Wine reviews – By Michael Wolsey
When I was a young man, buying drink for ladies of a similar age was a risky business. Few of them drank beer, which I could afford, and many drank spirits, which I could not. In between came the drinkers of vermouth, fortified wines with exotic names such Cinzano, Punt e Mes, Dubonnet and Noilly Prat.
They were popular in the Sixties and Seventies, usually taken with a simple mixer such as lemonade or soda. They went out of fashion but I have read that their sales are up again, partly due to their use in cocktails.
They are made by infusing unfermented wine with herbs and adding alcohol and were originally produced for medicinal purposes. Wormwood, a lethal ingredient in absinthe, was one of the botanicals frequently added – vermouth is the French pronunciation of ‘wermut’, the German word for wormwood.
By the time people realised this stuff wasn’t curing any ills (middle of the eighteenth century) they had become fond of it and a popular drink was born.

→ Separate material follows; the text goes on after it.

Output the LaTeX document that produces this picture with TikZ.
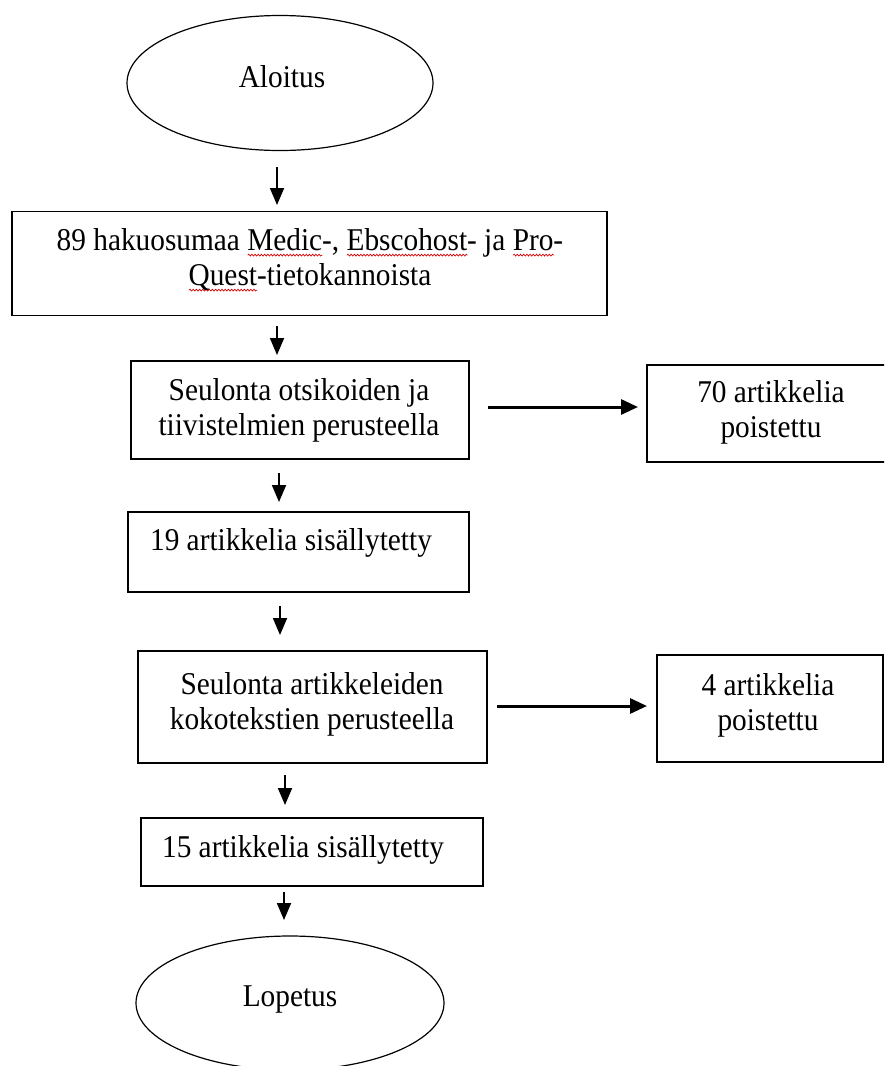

Dry vermouth is white and is mainly produced in France. Sweet vermouth is red and is mostly from Italy. The terms dry and sweet are a bit misleading as much of the flavour comes from the added ingredients, not the grape. Some of the reds have a complex, bitter taste and the white range includes Vermouth Blanc, which is sweet.
Cocktails apart, they are popular today as an aperitif. Try one of the reds, poured over ice with a twist of orange or lemon, or the dry white with ice and a slice of lime, a favourite with many a Swinging Sixties girl and still popular with some I know who are now well into their own sixties.